§ **WHAT IS REQUIRED**:
Every line that holds the string "chart" is to be identified and copied.

== DATA BLOCK

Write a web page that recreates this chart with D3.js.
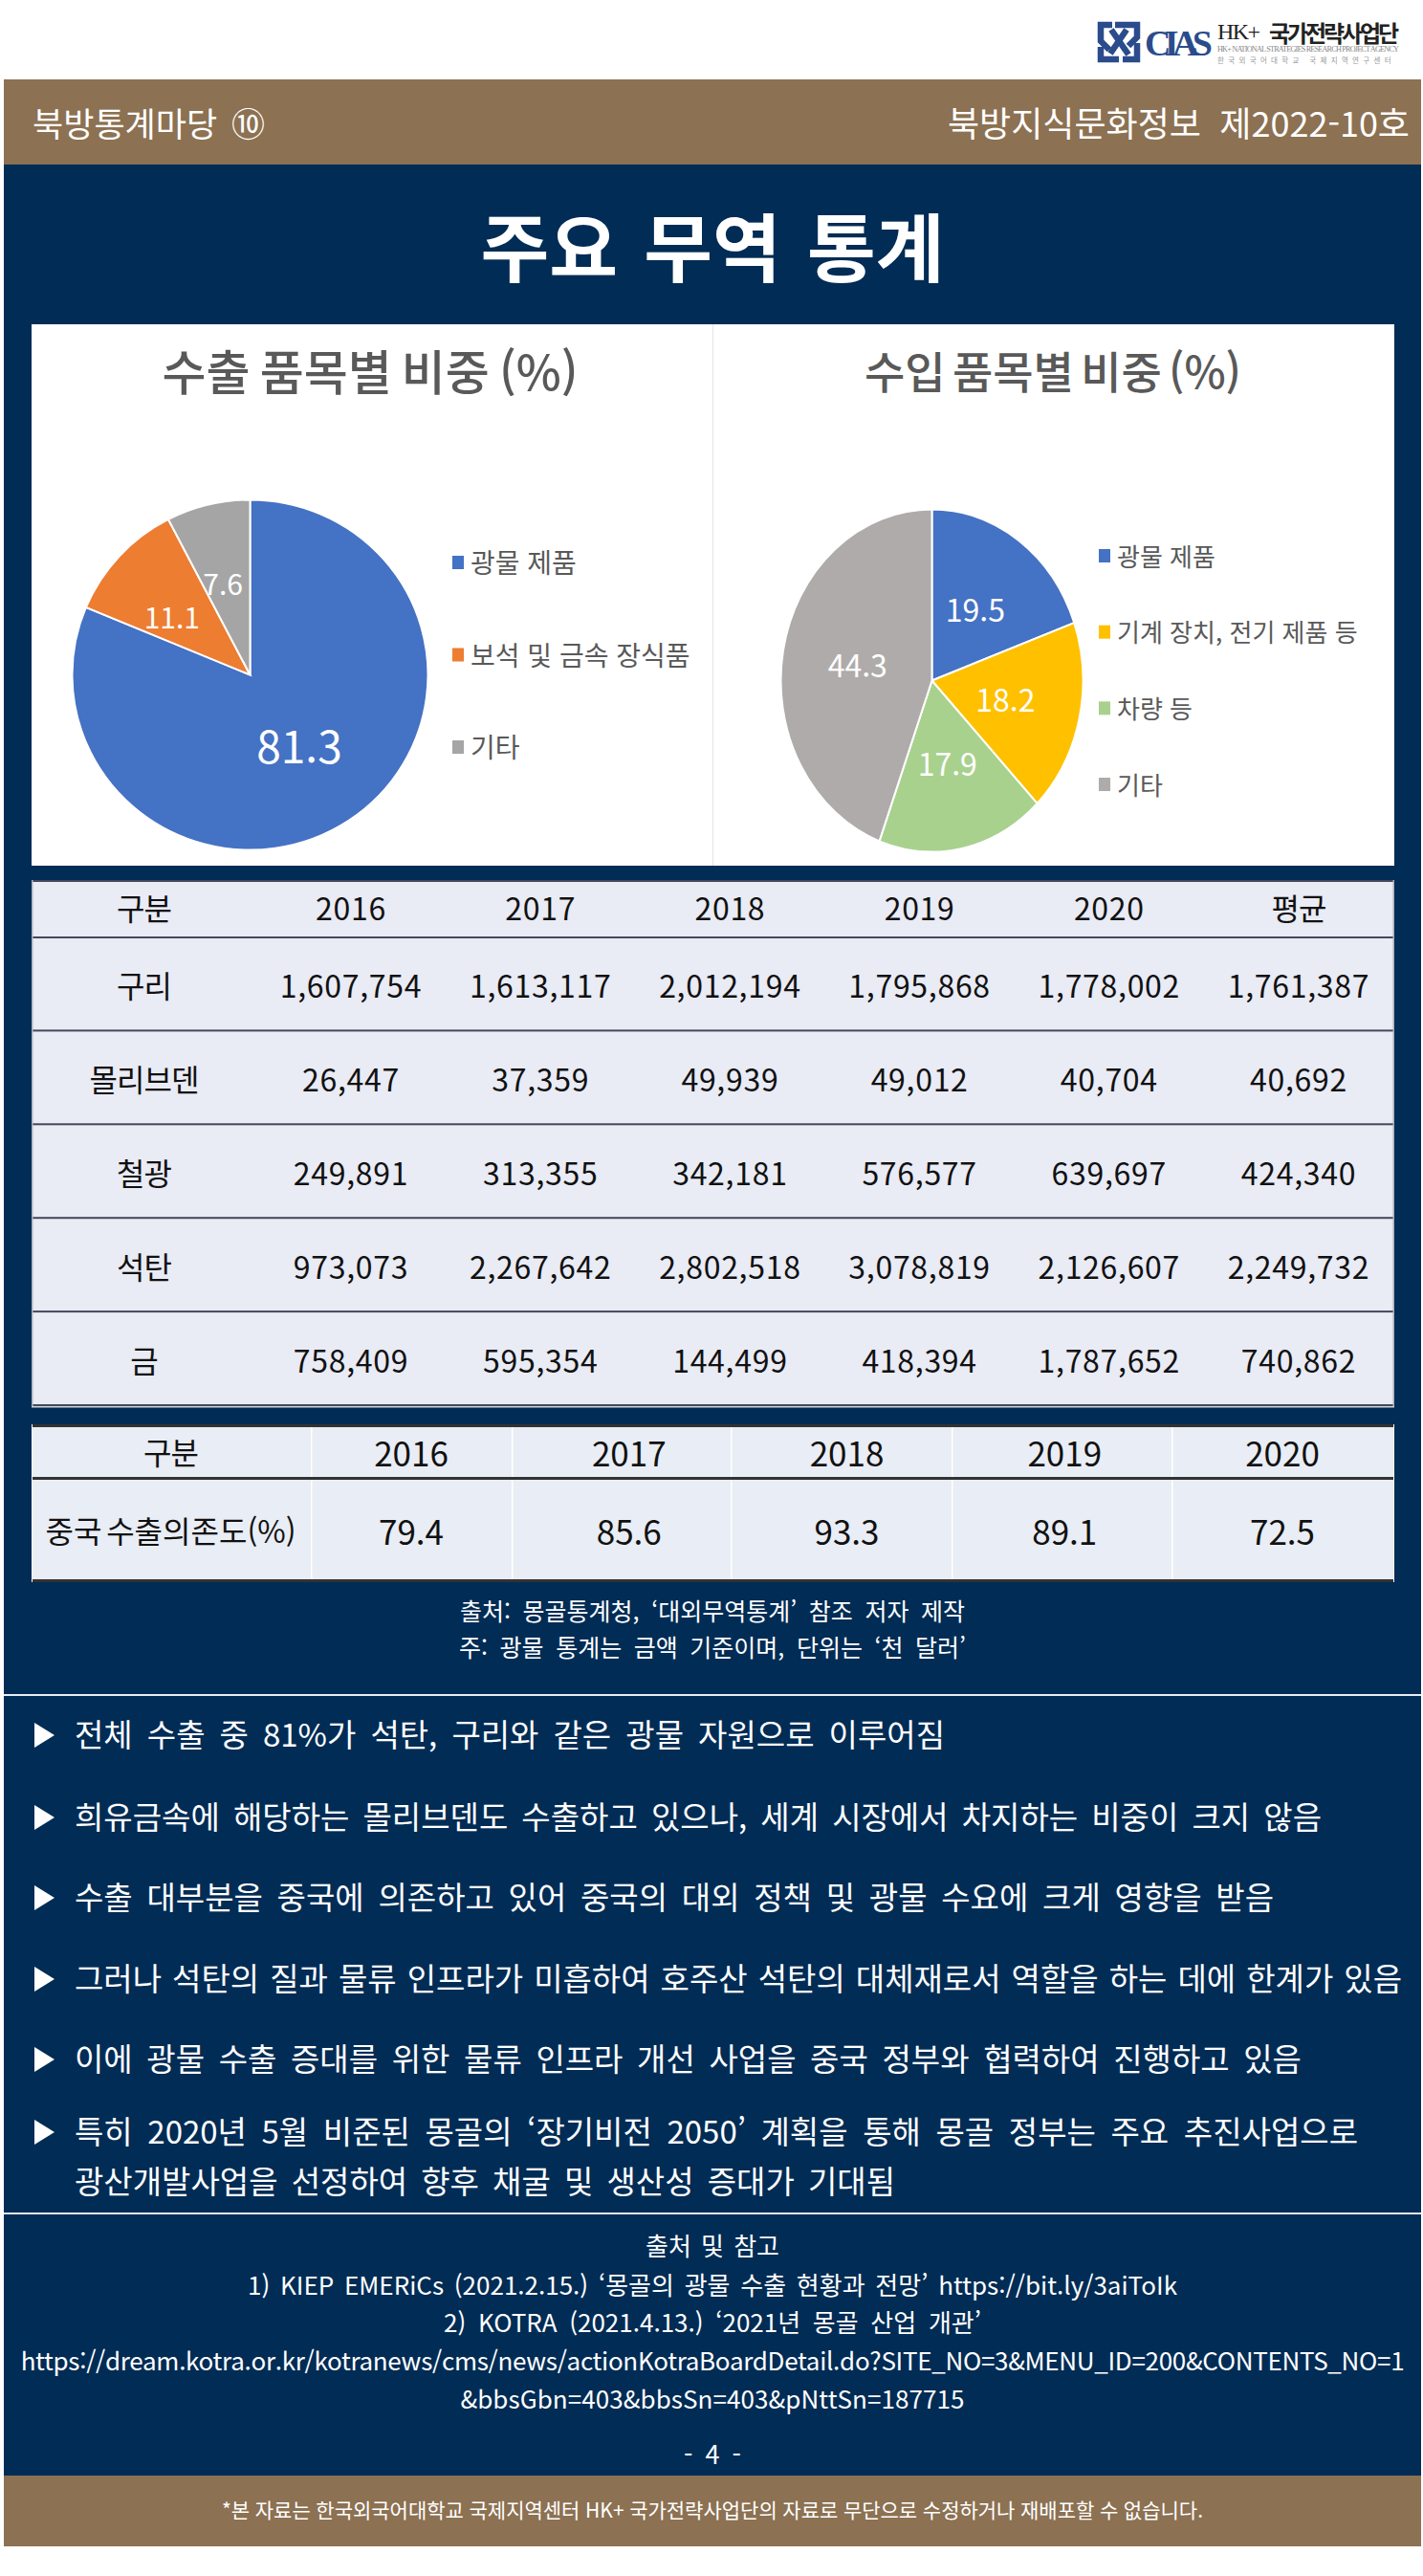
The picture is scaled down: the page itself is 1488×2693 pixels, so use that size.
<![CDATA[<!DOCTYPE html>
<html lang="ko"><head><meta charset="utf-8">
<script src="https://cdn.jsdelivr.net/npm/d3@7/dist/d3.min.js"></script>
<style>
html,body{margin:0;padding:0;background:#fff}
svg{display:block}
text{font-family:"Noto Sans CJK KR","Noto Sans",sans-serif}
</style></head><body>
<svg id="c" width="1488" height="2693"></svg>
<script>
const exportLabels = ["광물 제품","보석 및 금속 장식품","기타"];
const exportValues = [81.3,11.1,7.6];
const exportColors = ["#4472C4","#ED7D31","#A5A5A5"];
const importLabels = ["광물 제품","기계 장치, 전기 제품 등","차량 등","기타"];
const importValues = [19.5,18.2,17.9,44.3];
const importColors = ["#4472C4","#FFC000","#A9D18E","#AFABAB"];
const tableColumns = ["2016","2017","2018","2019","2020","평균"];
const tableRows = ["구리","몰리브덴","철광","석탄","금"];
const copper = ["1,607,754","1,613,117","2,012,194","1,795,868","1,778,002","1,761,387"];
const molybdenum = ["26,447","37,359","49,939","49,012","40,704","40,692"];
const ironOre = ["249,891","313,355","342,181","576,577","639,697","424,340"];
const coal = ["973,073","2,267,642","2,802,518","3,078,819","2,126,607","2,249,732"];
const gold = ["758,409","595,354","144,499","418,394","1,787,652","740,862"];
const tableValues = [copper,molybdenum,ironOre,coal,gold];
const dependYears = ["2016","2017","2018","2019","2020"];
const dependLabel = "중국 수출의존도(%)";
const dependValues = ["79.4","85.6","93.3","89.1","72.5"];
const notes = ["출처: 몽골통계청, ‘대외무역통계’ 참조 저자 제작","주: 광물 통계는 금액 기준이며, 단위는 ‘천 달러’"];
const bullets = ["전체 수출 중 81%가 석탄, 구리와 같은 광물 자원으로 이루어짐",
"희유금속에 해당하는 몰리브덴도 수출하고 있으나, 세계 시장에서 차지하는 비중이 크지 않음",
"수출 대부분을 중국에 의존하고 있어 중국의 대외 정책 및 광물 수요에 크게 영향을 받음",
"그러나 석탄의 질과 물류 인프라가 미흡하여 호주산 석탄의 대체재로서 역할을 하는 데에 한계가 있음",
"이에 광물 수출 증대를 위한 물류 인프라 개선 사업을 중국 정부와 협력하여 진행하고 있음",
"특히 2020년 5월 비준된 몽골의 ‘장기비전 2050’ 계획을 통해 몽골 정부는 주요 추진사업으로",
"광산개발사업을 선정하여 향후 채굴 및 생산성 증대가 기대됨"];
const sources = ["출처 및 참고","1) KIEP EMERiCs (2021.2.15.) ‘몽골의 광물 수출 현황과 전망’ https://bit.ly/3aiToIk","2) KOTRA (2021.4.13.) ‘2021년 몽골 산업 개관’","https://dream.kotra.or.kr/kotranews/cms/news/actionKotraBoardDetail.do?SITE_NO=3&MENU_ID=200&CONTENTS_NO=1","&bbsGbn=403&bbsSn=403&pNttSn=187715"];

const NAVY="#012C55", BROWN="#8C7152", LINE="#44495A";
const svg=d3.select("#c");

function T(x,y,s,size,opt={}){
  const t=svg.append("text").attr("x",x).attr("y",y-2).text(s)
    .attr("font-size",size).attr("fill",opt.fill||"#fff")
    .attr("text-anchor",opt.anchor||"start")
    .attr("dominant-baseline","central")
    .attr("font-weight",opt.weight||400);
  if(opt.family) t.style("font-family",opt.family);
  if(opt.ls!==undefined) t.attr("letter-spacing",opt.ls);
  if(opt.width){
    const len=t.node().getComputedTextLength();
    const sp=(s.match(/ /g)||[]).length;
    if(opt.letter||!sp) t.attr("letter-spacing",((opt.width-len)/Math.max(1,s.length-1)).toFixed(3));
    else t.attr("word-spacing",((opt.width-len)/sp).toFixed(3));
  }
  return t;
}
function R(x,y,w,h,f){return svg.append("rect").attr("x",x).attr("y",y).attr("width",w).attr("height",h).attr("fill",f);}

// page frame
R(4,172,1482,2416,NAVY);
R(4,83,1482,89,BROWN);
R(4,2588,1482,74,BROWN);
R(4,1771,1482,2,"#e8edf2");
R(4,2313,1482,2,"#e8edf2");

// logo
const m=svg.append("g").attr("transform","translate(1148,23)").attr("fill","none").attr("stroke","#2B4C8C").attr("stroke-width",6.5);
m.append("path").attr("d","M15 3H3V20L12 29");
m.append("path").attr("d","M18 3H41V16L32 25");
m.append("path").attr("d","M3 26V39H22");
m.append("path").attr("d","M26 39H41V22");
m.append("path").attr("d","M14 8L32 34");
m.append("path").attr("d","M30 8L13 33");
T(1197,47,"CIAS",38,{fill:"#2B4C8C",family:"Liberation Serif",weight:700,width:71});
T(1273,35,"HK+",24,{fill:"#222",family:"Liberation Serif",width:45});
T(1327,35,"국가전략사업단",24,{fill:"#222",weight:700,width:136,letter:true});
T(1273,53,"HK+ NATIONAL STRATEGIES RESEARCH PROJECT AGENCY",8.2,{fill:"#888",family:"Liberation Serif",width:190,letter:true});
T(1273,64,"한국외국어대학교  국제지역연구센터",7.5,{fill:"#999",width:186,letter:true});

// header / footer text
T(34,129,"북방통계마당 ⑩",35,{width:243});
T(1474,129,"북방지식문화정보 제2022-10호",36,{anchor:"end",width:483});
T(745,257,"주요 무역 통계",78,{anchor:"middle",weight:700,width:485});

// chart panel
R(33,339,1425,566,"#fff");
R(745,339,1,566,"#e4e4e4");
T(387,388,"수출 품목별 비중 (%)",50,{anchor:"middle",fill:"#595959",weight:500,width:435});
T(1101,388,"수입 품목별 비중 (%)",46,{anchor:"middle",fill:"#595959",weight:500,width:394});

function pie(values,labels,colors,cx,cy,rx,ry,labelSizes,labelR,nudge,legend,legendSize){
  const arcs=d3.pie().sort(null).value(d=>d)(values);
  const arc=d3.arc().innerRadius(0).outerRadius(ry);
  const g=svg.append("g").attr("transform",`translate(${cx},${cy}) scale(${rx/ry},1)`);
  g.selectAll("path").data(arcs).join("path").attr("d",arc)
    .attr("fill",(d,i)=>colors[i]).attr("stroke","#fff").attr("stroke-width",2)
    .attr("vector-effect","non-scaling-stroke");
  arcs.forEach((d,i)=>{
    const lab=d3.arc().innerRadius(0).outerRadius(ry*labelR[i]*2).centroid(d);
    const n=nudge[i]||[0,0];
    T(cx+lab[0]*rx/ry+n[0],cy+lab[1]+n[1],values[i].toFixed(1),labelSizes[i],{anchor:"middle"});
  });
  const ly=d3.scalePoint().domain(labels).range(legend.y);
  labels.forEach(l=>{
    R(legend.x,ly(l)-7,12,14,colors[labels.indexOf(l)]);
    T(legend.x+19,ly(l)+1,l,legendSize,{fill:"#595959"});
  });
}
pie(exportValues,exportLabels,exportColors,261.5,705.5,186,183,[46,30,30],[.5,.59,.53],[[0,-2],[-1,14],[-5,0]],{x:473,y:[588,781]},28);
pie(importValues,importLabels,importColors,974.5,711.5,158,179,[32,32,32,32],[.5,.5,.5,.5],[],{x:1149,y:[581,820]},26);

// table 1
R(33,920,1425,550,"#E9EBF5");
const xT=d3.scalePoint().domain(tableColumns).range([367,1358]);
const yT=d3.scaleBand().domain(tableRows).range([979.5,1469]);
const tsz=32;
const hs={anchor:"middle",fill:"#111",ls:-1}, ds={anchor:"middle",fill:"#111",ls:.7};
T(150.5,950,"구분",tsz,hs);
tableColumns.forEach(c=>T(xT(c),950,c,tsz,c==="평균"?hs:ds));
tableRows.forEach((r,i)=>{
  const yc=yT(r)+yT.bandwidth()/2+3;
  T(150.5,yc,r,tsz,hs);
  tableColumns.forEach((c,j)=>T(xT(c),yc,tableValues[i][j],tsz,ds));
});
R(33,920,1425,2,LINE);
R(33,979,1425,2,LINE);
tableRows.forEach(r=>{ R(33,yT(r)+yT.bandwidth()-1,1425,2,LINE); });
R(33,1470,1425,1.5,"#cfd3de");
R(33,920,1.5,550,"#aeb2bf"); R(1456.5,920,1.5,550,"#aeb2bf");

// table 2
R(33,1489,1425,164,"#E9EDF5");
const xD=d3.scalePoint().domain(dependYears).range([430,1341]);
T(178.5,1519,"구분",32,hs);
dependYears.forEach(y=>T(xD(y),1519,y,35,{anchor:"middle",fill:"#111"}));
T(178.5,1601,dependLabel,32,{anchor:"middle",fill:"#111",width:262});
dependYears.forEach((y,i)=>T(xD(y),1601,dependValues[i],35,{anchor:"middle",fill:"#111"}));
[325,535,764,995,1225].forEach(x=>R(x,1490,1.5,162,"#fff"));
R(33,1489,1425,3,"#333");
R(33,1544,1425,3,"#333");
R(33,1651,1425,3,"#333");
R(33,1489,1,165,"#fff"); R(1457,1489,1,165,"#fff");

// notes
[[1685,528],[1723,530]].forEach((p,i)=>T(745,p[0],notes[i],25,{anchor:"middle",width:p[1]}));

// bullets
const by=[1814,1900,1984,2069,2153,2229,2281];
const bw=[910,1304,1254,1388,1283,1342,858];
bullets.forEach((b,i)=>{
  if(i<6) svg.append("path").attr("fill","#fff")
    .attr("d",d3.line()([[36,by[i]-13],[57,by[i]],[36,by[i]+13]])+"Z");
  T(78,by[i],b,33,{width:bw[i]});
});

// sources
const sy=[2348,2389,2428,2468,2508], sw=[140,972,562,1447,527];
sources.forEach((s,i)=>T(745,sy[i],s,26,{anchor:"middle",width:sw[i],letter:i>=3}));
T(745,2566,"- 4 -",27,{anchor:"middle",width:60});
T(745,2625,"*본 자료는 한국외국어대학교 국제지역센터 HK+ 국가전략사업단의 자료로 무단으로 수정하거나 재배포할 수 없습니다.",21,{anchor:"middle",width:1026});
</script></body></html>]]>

====

§ **SOLUTION TO THE EXERCISE**:
Write a web page that recreates this chart with D3.js.
// chart panel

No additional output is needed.